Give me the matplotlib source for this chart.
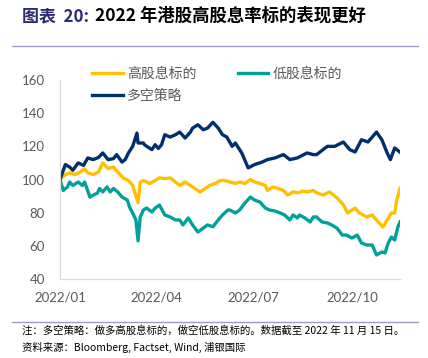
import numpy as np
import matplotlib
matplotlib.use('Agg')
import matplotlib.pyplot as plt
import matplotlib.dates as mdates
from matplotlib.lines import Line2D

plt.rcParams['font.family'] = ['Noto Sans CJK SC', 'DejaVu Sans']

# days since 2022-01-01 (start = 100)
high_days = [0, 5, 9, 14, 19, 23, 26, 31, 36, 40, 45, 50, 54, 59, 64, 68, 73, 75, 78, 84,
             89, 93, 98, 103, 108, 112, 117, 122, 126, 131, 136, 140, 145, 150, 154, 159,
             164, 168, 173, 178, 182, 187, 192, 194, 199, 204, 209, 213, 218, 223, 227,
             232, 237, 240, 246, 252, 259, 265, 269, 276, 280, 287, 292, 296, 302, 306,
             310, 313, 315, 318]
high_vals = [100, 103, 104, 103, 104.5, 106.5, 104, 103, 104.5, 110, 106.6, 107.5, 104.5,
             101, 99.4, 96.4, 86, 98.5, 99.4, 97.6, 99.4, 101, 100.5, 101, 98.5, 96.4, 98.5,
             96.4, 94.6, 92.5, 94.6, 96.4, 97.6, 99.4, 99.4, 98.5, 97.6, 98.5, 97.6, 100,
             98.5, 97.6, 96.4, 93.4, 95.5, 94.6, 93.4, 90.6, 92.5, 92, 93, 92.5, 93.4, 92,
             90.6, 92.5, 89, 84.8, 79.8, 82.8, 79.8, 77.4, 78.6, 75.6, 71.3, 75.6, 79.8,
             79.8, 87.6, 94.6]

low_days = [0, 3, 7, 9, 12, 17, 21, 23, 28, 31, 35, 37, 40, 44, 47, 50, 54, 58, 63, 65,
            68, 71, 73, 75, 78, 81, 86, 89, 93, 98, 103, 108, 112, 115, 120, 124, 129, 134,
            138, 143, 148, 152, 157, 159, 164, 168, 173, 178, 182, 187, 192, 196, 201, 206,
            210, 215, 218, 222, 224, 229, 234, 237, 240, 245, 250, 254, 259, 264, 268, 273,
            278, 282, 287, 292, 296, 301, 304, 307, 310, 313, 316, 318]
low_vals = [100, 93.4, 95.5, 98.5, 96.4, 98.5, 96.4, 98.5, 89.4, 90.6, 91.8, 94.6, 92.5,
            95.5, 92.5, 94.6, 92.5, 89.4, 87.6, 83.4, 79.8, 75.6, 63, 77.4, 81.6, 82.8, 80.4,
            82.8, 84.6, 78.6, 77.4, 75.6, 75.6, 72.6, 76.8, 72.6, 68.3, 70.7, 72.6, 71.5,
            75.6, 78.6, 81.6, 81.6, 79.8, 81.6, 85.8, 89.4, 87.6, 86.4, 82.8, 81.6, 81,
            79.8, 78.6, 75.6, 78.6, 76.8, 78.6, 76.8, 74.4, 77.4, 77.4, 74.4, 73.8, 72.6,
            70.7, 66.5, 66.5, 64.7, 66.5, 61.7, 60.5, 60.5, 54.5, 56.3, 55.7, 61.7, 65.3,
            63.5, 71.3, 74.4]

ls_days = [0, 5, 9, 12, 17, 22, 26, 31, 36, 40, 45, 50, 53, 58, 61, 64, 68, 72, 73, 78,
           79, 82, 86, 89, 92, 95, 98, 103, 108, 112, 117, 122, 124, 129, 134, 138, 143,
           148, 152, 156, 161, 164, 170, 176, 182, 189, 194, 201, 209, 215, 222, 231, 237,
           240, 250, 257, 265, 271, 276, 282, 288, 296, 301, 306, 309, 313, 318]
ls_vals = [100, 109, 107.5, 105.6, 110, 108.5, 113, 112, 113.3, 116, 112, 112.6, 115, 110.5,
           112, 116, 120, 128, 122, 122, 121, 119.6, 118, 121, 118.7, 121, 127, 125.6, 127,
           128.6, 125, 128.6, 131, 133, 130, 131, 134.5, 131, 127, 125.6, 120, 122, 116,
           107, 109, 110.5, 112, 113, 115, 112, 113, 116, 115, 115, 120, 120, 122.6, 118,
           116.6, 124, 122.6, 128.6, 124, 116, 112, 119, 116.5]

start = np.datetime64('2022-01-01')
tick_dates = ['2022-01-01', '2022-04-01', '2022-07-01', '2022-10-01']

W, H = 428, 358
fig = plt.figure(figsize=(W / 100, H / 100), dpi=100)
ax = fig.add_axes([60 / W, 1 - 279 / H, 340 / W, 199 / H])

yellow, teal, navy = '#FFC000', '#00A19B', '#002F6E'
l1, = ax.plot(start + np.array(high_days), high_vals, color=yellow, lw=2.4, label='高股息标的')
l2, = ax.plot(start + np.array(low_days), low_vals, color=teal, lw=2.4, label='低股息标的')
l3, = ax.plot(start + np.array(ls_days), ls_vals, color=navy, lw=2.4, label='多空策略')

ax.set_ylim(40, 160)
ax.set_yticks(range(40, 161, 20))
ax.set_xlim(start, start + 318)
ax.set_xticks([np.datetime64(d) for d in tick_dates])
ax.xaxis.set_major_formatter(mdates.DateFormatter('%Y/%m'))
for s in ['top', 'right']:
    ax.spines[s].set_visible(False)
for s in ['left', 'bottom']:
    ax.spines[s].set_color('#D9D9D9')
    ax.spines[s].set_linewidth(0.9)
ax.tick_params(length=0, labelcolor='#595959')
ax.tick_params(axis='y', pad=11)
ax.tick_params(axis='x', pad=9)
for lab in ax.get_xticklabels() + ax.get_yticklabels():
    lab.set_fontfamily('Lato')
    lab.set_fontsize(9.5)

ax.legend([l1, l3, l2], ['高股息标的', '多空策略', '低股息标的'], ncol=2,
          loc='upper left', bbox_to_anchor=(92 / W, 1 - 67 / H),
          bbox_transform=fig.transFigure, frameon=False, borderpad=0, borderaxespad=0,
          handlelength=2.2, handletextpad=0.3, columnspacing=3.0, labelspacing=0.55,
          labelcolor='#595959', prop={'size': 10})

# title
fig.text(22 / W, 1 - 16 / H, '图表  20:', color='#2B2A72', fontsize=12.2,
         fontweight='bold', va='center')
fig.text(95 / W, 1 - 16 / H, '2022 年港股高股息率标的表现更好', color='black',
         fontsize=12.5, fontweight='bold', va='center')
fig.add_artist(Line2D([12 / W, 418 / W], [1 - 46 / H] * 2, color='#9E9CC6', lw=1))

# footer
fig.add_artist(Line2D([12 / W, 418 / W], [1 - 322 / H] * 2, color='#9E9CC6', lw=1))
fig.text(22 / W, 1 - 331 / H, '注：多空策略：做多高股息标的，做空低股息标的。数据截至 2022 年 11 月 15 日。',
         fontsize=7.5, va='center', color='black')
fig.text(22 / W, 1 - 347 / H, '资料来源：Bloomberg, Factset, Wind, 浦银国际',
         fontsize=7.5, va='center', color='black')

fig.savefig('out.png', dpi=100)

[GOAL]
Copy nothing but the lines from the first one in the listing through the line with "79.8, 87.6, 94.6]", and omit the pictures.

[RESULT FOR THIS TASK]
Give me the matplotlib source for this chart.
import numpy as np
import matplotlib
matplotlib.use('Agg')
import matplotlib.pyplot as plt
import matplotlib.dates as mdates
from matplotlib.lines import Line2D

plt.rcParams['font.family'] = ['Noto Sans CJK SC', 'DejaVu Sans']

# days since 2022-01-01 (start = 100)
high_days = [0, 5, 9, 14, 19, 23, 26, 31, 36, 40, 45, 50, 54, 59, 64, 68, 73, 75, 78, 84,
             89, 93, 98, 103, 108, 112, 117, 122, 126, 131, 136, 140, 145, 150, 154, 159,
             164, 168, 173, 178, 182, 187, 192, 194, 199, 204, 209, 213, 218, 223, 227,
             232, 237, 240, 246, 252, 259, 265, 269, 276, 280, 287, 292, 296, 302, 306,
             310, 313, 315, 318]
high_vals = [100, 103, 104, 103, 104.5, 106.5, 104, 103, 104.5, 110, 106.6, 107.5, 104.5,
             101, 99.4, 96.4, 86, 98.5, 99.4, 97.6, 99.4, 101, 100.5, 101, 98.5, 96.4, 98.5,
             96.4, 94.6, 92.5, 94.6, 96.4, 97.6, 99.4, 99.4, 98.5, 97.6, 98.5, 97.6, 100,
             98.5, 97.6, 96.4, 93.4, 95.5, 94.6, 93.4, 90.6, 92.5, 92, 93, 92.5, 93.4, 92,
             90.6, 92.5, 89, 84.8, 79.8, 82.8, 79.8, 77.4, 78.6, 75.6, 71.3, 75.6, 79.8,
             79.8, 87.6, 94.6]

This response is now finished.